The testimony of Daniel Heischman highlights two characteristics of the uncanninness that also occur with the IS’ visuals. First, the uncanny easily surprises every time the borders between imagination (fiction or here, dreams) and reality fade out. Indeed, in the realm of fiction, a lot of things don’t trigger the feeling of the uncanny as they would do in real life. Secondly, Daniel Heischman refers to a sort of unexplicable fascination when seeing a dreadful event, a behaviour also happening when watching the IS’ visuals.

According to the Webster’s Dictionary, «fascination» can be compared to a form of witchcraft: «The act of bewitching, or enchanting; the exercise of a powerful or irresistible influence on the affections or passions». It is manifest that under the spell of fascination, people can do things without understanding their reasons and also probably believing messages they previously didn’t agree with. By triggering people’s primitive emotions, the IS garanties to its propaganda an attentive audience. Plato, in the book IV of Republic, already wrote about the inner fascination of the human nature for violence (22):

«The story is that Leontius […] observed some dead bodies lying on the ground at the place of execution. He felt a desire to see them, and also a dread and abhorrence of them; for a time he struggled and covered his eyes, but at length the desire got the better of him; and forcing them open».

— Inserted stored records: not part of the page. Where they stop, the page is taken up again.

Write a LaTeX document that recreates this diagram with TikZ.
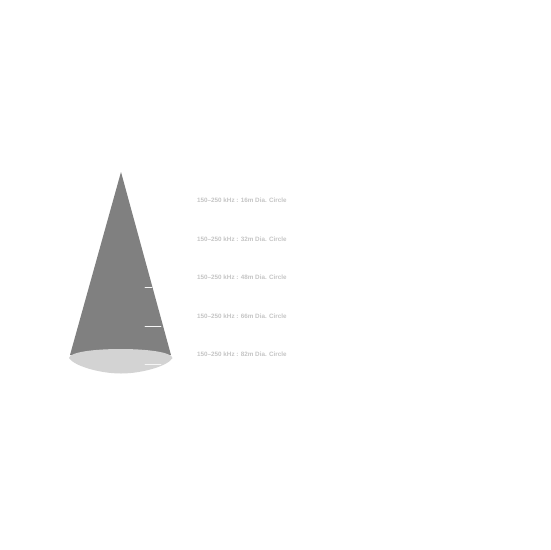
\documentclass[tikz,border=0pt]{standalone}
\usepackage{fontspec}
\setmainfont{Liberation Sans}
\definecolor{conegray}{HTML}{808080}
\definecolor{basegray}{HTML}{D3D3D3}
\definecolor{labelgray}{HTML}{C4C4C4}
\tikzset{
  rangelabel/.style={anchor=west, inner sep=0pt, text=labelgray, font=\fontsize{6.3}{7}\selectfont\bfseries},
  ticktrace/.style={draw=white!92!gray, line width=0.8pt}
}
\begin{document}
\begin{tikzpicture}[x=1pt, y=-1pt, line join=round, line cap=round]
	\useasboundingbox (0,0) rectangle (550,550);
	% 1. Các điểm của hình nón
	\coordinate (apex) at (121,172);
	\coordinate (baseL) at (70,355);
	\coordinate (baseR) at (171,355);
	
	% 2. Thân nón
	\fill[conegray] (apex) -- (baseR) -- (baseL) -- cycle;
	
	% 3. Mặt đáy
	\fill[basegray] (69,358) .. controls (70,346) and (171,346) .. (172.5,358)
		.. controls (168,366) and (142,373.5) .. (121,373.5)
		.. controls (100,373.5) and (74,366) .. cycle;
	
	% 4. Vạch chia
	\draw[ticktrace] (145,287.5) -- (152,287.5);
	\draw[ticktrace] (145,326) -- (161,326);
	\draw[ticktrace] (145,364.5) -- (161,364.5);
	
	% 5. Nhãn vùng phủ
	\node[rangelabel] (r16) at (197,200.5) {150--250 kHz : 16m Dia. Circle};
	\node[rangelabel] (r32) at (197,239) {150--250 kHz : 32m Dia. Circle};
	\node[rangelabel] (r48) at (197,277.5) {150--250 kHz : 48m Dia. Circle};
	\node[rangelabel] (r66) at (197,316) {150--250 kHz : 66m Dia. Circle};
	\node[rangelabel] (r82) at (197,354.5) {150--250 kHz : 82m Dia. Circle};
\end{tikzpicture}
\end{document}
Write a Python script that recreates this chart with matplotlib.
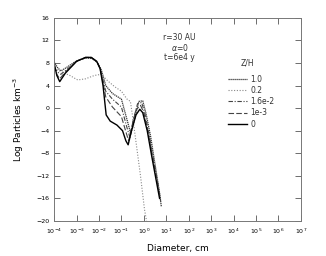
import matplotlib
matplotlib.use("Agg")
import matplotlib.pyplot as plt
import numpy as np

# log10(Diameter, cm) and Log particles km^-3 for each Z/H
x_0 = [-4.0, -3.88, -3.75, -3.5, -3.0, -2.6, -2.35, -2.1, -1.95, -1.82, -1.68, -1.5, -1.2, -0.95, -0.8, -0.7, -0.55, -0.35, -0.18, -0.05, 0.15, 0.35, 0.55, 0.7]
y_0 = [8.0, 5.8, 4.7, 6.2, 8.3, 9.0, 9.0, 8.3, 7.0, 4.0, -1.2, -2.3, -3.0, -4.0, -5.8, -6.5, -4.0, -1.2, -0.2, -0.8, -4.0, -8.5, -12.8, -16.0]

x_1e3 = [-4.0, -3.88, -3.75, -3.5, -3.0, -2.6, -2.35, -2.1, -1.95, -1.82, -1.7, -1.4, -1.0, -0.8, -0.68, -0.55, -0.35, -0.15, 0.0, 0.2, 0.4, 0.6, 0.72]
y_1e3 = [7.6, 6.0, 5.2, 6.4, 8.3, 9.0, 9.0, 8.3, 7.0, 4.5, 2.0, 0.2, -1.5, -4.2, -5.8, -3.5, -0.3, 0.5, -0.8, -4.5, -9.0, -13.0, -16.0]

x_16e2 = [-4.0, -3.85, -3.7, -3.45, -3.0, -2.6, -2.35, -2.1, -1.95, -1.82, -1.7, -1.4, -1.0, -0.75, -0.62, -0.48, -0.28, -0.1, 0.05, 0.25, 0.45, 0.65, 0.75]
y_16e2 = [7.2, 6.4, 6.0, 6.8, 8.3, 8.9, 9.0, 8.3, 7.0, 5.0, 3.0, 1.6, 0.2, -3.5, -5.2, -2.2, 0.8, 1.0, -1.0, -5.0, -9.5, -14.0, -16.5]

x_1 = [-4.0, -3.85, -3.7, -3.45, -3.0, -2.6, -2.3, -2.05, -1.9, -1.8, -1.7, -1.4, -1.0, -0.72, -0.58, -0.42, -0.22, -0.05, 0.1, 0.3, 0.5, 0.7, 0.78]
y_1 = [8.2, 7.2, 6.6, 7.2, 8.4, 8.9, 8.8, 8.0, 6.8, 5.5, 4.0, 2.6, 1.6, -2.5, -4.6, -2.0, 1.2, 1.3, -1.0, -5.0, -10.0, -15.0, -17.5]

x_02 = [-4.0, -3.7, -3.3, -2.95, -2.6, -2.2, -1.9, -1.6, -1.3, -1.0, -0.75, -0.6, -0.5, -0.35, -0.15, 0.03, 0.12]
y_02 = [7.0, 6.5, 5.8, 5.0, 5.2, 5.8, 6.0, 4.8, 3.8, 3.0, 1.6, 1.2, -1.5, -6.0, -12.0, -18.0, -20.0]

legend_labels = ["1.0", "0.2", "1.6e-2", "1e-3", "0"]
x_ticks = list(range(-4, 8))
y_ticks = list(range(-20, 17, 4))

plt.rcParams['font.family'] = ['DejaVu Sans']

fig = plt.figure(figsize=(3.26, 2.56), dpi=100)
ax = fig.add_axes([0.166, 0.137, 0.757, 0.793])

def D(lx):
    return 10.0 ** np.array(lx)

ax.plot(D(x_1), y_1, color="#333333", lw=0.9, ls=(0, (1, 0.6)), label=legend_labels[0])
ax.plot(D(x_02), y_02, color="#888888", lw=0.8, ls=(0, (1, 1.5)), label=legend_labels[1])
ax.plot(D(x_16e2), y_16e2, color="#444444", lw=0.8, ls=(0, (4, 1.5, 1, 1.5)), label=legend_labels[2])
ax.plot(D(x_1e3), y_1e3, color="#444444", lw=0.8, ls=(0, (5, 2)), label=legend_labels[3])
ax.plot(D(x_0), y_0, color="black", lw=1.0, ls="-", label=legend_labels[4])

ax.set_xscale("log")
ax.set_xlim(1e-4, 1e7)
ax.set_ylim(-20, 16)
ax.set_xticks([10.0 ** k for k in x_ticks])
ax.set_xticklabels([r"$10^{%d}$" % k for k in x_ticks])
ax.xaxis.set_minor_locator(matplotlib.ticker.NullLocator())
ax.set_yticks(y_ticks)
ax.tick_params(direction="in", length=4, width=0.6, labelsize=4.5, top=True, right=True, color="#555555")
ax.tick_params(axis="x", pad=4)
for s in ax.spines.values():
    s.set_linewidth(0.7)
    s.set_color("#777777")

ax.set_xlabel("Diameter, cm", fontsize=6.5, labelpad=6)
ax.set_ylabel(r"Log Particles km$^{-3}$", fontsize=6.5, labelpad=7)

ax.text(0.44, 0.905, "r=30 AU", transform=ax.transAxes, fontsize=5.5, ha="left", va="center", color="#333333")
ax.text(0.475, 0.853, r"$\alpha$=0", transform=ax.transAxes, fontsize=5.5, ha="left", va="center", color="#333333")
ax.text(0.445, 0.803, "t=6e4 y", transform=ax.transAxes, fontsize=5.5, ha="left", va="center", color="#333333")
ax.text(0.755, 0.78, "Z/H", transform=ax.transAxes, fontsize=5.5, ha="left", va="center", color="#333333")

leg = ax.legend(loc="upper left", bbox_to_anchor=(0.69, 0.74), frameon=False, fontsize=5.5,
                handlelength=2.4, handletextpad=0.5, labelspacing=0.3, borderpad=0)
for t in leg.get_texts():
    t.set_color("#333333")

fig.savefig("out.png", dpi=100)
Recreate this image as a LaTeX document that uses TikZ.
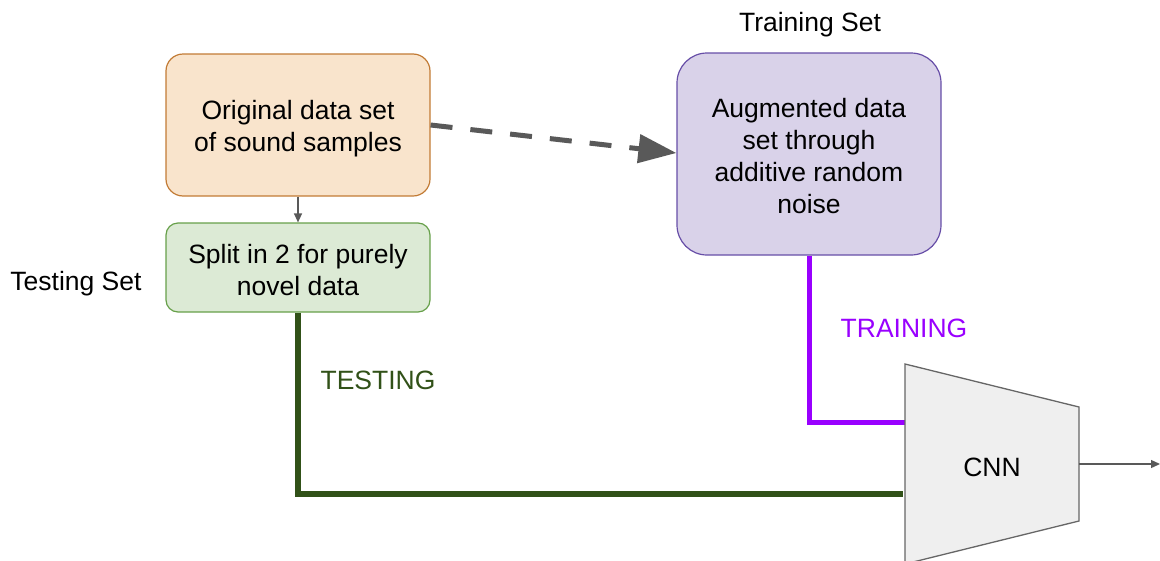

This story illustrates what the german philiosopher Emmanuel Kant calls the human «double nature», both pathological and intelligible at the same time (23). If a solution to this deep human struggle can’t be found, it is however possible that a better moral but also aesthetical education could permit to stem the effectiveness of propaganda movements such as the IS’ one. Unfortunately, the western mass culture is pointing in another direction.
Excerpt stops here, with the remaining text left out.